Early days at Civica
Last year was Civica’s first full year in operation, and VanTrieste has helped the nonprofit grow to serve over 45 health systems comprising about 1,200 hospitals across the country. He says the three goals he had for 2019 were to hire a high-performance leadership team (the company now has 28 employees), lay the groundwork for a company culture to serve patients and bring quality products into the market that are available and affordable, and get Civica’s first products launched. “We set a goal to launch 14 products, and we overachieved, with 19 products available to the marketplace by the end of 2019,” VanTrieste says.
VanTrieste says he and others at Civica have studied the drug shortage problem. “We realized that because of how the marketplace evolved and how the entire economics were broken, people awarded single-source contracts to the lowest possible bidder, who then had to cut costs and move supply chains to faraway lands. And when it broke, there was no other manufacturer that had the capacity or was ready to fill in that gap.” They contacted a number of manufacturers who did not get those exclusive contracts and who weren’t actively participating in the marketplace, and presented their unique business model.
Civica promised five-year guaranteed contracts in take-or-pay arrangements at fixed prices, an attractive offer to the manufacturers. Those terms meant the manufacturers Civica were more willing to invest in their operations. So the win-win cliche rang true, in this case a win for the manufacturers with which Civica contracts and another one for the health systems it supplies.
“We’re doing the research and development to get the FDA to approve our own abbreviated new drug applications (ANDAs), and we’re going to use contract manufacturers to make the product for us,” VanTrieste says. At the same, Civica is “actively engaged” in trying to buy a manufacturing facility and conferring with architectural firms about building its own manufacturing facility, he says.
Of course Civica is dealing with the COVID-19 epidemic. VanTrieste says demand has increased for broad-spectrum antibiotics, sedatives, pain management medications, neuromuscular blocking agents, and a variety of medications for comorbidities. “This a defining moment for Civica,” VanTrieste says, “one that demonstrates the model is working as designed to help stabilize the supply of essential generic medicines.”

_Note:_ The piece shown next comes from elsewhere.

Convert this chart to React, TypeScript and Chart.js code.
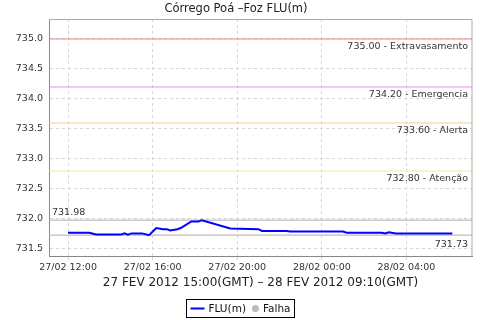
import React, { useEffect, useRef } from "react";
import { Chart, registerables } from "chart.js";

Chart.register(...registerables);

const FONT = "DejaVu Sans";

const chartTitle = "Córrego Poá –Foz FLU(m)";
const axisTitle = "27 FEV 2012 15:00(GMT) – 28 FEV 2012 09:10(GMT)";

// hours since 27/02 00:00 (local)
const sampleHours = [
  12.0, 13.0, 13.33, 14.5, 14.67, 14.83, 15.0, 15.5, 15.83, 16.17, 16.5, 16.67,
  16.83, 17.17, 17.33, 17.83, 18.17, 18.33, 19.67, 21.0, 21.17, 22.33, 22.5,
  25.0, 25.17, 26.83, 27.0, 27.17, 27.5, 30.17,
];
const levelValues = [
  731.77, 731.77, 731.74, 731.74, 731.76, 731.74, 731.76, 731.76, 731.73,
  731.85, 731.83, 731.83, 731.81, 731.83, 731.85, 731.96, 731.96, 731.98,
  731.84, 731.83, 731.8, 731.8, 731.79, 731.79, 731.77, 731.77, 731.76,
  731.78, 731.76, 731.76,
];

const xTickHours = [12, 16, 20, 24, 28];
const xTickLabels = ["27/02 12:00", "27/02 16:00", "27/02 20:00", "28/02 00:00", "28/02 04:00"];
const yTickValues = [731.5, 732.0, 732.5, 733.0, 733.5, 734.0, 734.5, 735.0];

const thresholdValues = [735.0, 734.2, 733.6, 732.8];
const thresholdNames = ["Extravasamento", "Emergencia", "Alerta", "Atenção"];
const thresholdColors = ["#e88484", "#ee8cee", "#f7c99a", "#f5e6a6"];

const maxValue = 731.98;
const minValue = 731.73;

const legendLabels = ["FLU(m)", "Falha"];
const legendColors = ["#0000ff", "#bbbbbb"];

const X_MIN = 11.1;
const X_MAX = 31.1;
const Y_MIN = 731.383;
const Y_MAX = 735.333;

export default function App() {
  const canvasRef = useRef<HTMLCanvasElement | null>(null);

  useEffect(() => {
    if (!canvasRef.current) return;

    const hline = (v: number) => [
      { x: X_MIN, y: v },
      { x: X_MAX, y: v },
    ];

    const datasets: any[] = [
      {
        label: legendLabels[0],
        data: sampleHours.map((h, i) => ({ x: h, y: levelValues[i] })),
        borderColor: legendColors[0],
        borderWidth: 2,
        pointRadius: 0,
        tension: 0,
        order: 0,
      },
      ...thresholdValues.map((v, i) => ({
        label: thresholdNames[i],
        data: hline(v),
        borderColor: thresholdColors[i],
        borderWidth: 1,
        pointRadius: 0,
        order: 2,
      })),
      {
        label: "max",
        data: hline(maxValue),
        borderColor: "#bdbdbd",
        borderWidth: 1.2,
        pointRadius: 0,
        order: 2,
      },
      {
        label: "min",
        data: hline(minValue),
        borderColor: "#bdbdbd",
        borderWidth: 1.2,
        pointRadius: 0,
        order: 2,
      },
    ];

    const labelPlugin = {
      id: "labels",
      afterDatasetsDraw(chart: any) {
        const { ctx, chartArea, scales } = chart;
        const ys = scales.y;
        ctx.save();
        ctx.font = `9.5px "${FONT}"`;
        ctx.fillStyle = "#333";
        ctx.textBaseline = "middle";
        ctx.textAlign = "right";
        thresholdValues.forEach((v, i) => {
          const y = ys.getPixelForValue(v);
          ctx.fillText(`${v.toFixed(2)} - ${thresholdNames[i]}`, chartArea.right - 4, y + 8);
        });
        const yMin = ys.getPixelForValue(minValue);
        ctx.fillText(minValue.toFixed(2), chartArea.right - 4, yMin + 9);
        ctx.textAlign = "left";
        const yMax = ys.getPixelForValue(maxValue);
        ctx.fillText(maxValue.toFixed(2), chartArea.left + 3, yMax - 8);
        ctx.restore();
      },
      afterDraw(chart: any) {
        const { ctx, chartArea } = chart;
        ctx.save();
        ctx.strokeStyle = "#aaaaaa";
        ctx.lineWidth = 1;
        ctx.beginPath();
        ctx.moveTo(chartArea.left, Math.round(chartArea.top) + 0.5);
        ctx.lineTo(chartArea.right, Math.round(chartArea.top) + 0.5);
        ctx.lineTo(chartArea.right, chartArea.bottom);
        ctx.stroke();

        // legend
        ctx.font = `10.5px "${FONT}"`;
        const w1 = ctx.measureText(legendLabels[0]).width;
        const w2 = ctx.measureText(legendLabels[1]).width;
        const total = 4 + 14 + 4 + w1 + 6 + 7 + 4 + w2 + 4;
        const bx = Math.round(240 - total / 2) + 0.5;
        const by = 299.5;
        const bh = 18;
        const cy = by + bh / 2;
        ctx.strokeStyle = "#000";
        ctx.lineWidth = 1;
        ctx.strokeRect(bx, by, total, bh);
        let x = bx + 4;
        ctx.strokeStyle = legendColors[0];
        ctx.lineWidth = 2;
        ctx.beginPath();
        ctx.moveTo(x, cy);
        ctx.lineTo(x + 14, cy);
        ctx.stroke();
        x += 18;
        ctx.fillStyle = "#111";
        ctx.textBaseline = "middle";
        ctx.textAlign = "left";
        ctx.fillText(legendLabels[0], x, cy + 0.5);
        x += w1 + 6;
        ctx.fillStyle = legendColors[1];
        ctx.beginPath();
        ctx.arc(x + 3.5, cy, 3.5, 0, Math.PI * 2);
        ctx.fill();
        x += 11;
        ctx.fillStyle = "#111";
        ctx.fillText(legendLabels[1], x, cy + 0.5);
        ctx.restore();
      },
    };

    const chart = new Chart(canvasRef.current, {
      type: "line",
      data: { datasets },
      plugins: [labelPlugin],
      options: {
        animation: false,
        responsive: false,
        devicePixelRatio: 1,
        layout: { padding: { top: 0, right: 8, bottom: 22, left: 0 } },
        plugins: {
          legend: { display: false },
          tooltip: { enabled: false },
          title: {
            display: true,
            text: chartTitle,
            color: "#222",
            font: { family: FONT, size: 11.5, weight: "normal" },
            padding: { top: 2, bottom: 3.2 },
          },
        },
        scales: {
          x: {
            type: "linear",
            min: X_MIN,
            max: X_MAX,
            afterBuildTicks: (s: any) => {
              s.ticks = xTickHours.map((v) => ({ value: v }));
            },
            afterFit: (s: any) => {
              s.height = 42;
            },
            ticks: {
              callback: (v: any) => {
                const i = xTickHours.indexOf(Number(v));
                return i >= 0 ? xTickLabels[i] : "";
              },
              autoSkip: false,
              maxRotation: 0,
              padding: 2,
              color: "#333",
              font: { family: FONT, size: 9.5 },
            },
            grid: { color: "#d6d6d6", tickLength: 4, lineWidth: 1 },
            border: { display: true, color: "#888", dash: [3, 3] },
            title: {
              display: true,
              text: axisTitle,
              color: "#222",
              font: { family: FONT, size: 12 },
              padding: { top: 0, bottom: 8 },
            },
          },
          y: {
            type: "linear",
            min: Y_MIN,
            max: Y_MAX,
            afterBuildTicks: (s: any) => {
              s.ticks = yTickValues.map((v) => ({ value: v }));
            },
            afterFit: (s: any) => {
              s.width = 49;
            },
            ticks: {
              callback: (v: any) => Number(v).toFixed(1),
              padding: 6,
              color: "#333",
              font: { family: FONT, size: 9.5 },
            },
            grid: { color: "#d6d6d6", drawTicks: false, lineWidth: 1 },
            border: { display: true, color: "#888", dash: [3, 3] },
          },
        },
      } as any,
    });

    return () => chart.destroy();
  }, []);

  return (
    <div style={{ position: "absolute", left: 0, top: 0, width: 480, height: 320, background: "#fff" }}>
      <canvas ref={canvasRef} width={480} height={320} style={{ display: "block" }} />
    </div>
  );
}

Civica’s member organizations make a one-time donation, with each of the seven healthcare systems and three philanthropies on the board committing $10 million. The second tier of members, known as founding members, puts up a one-time capital investment of $5 million and is part of the drug selection advisory and medical trends advisory committees. The next tier, known as partnering members, is open to all health systems and is priced at $300 per licensed hospital bed, with a cap of $1 million. “We raised a significant amount of capital, just shy of $200 million,” says VanTrieste.
Money will also come from a new Blue Cross Blue Shield Association partnership, which will put $100 million on the table for Civica to bring seven to 10 drugs to the retail market. The plan for this year is to bring 20 drugs to market and submit a series of products to the FDA for ANDA approval. Civica hopes to have 100 drugs on the market within five years.
Civica was conceived as the answer to hospital drug shortages. But VanTrieste says the organization is eyeing the retail side of the drug market carefully. “Another thing 2020 brings is a partnership with Blue Cross Blue Shield Association, and they want us to explore using Civica in the retail space,” he says. “We are actively studying what’s causing that high price and looking at developing a business model to fix that marketplace.”
Keith Loria is a freelance writer in northern Virginia.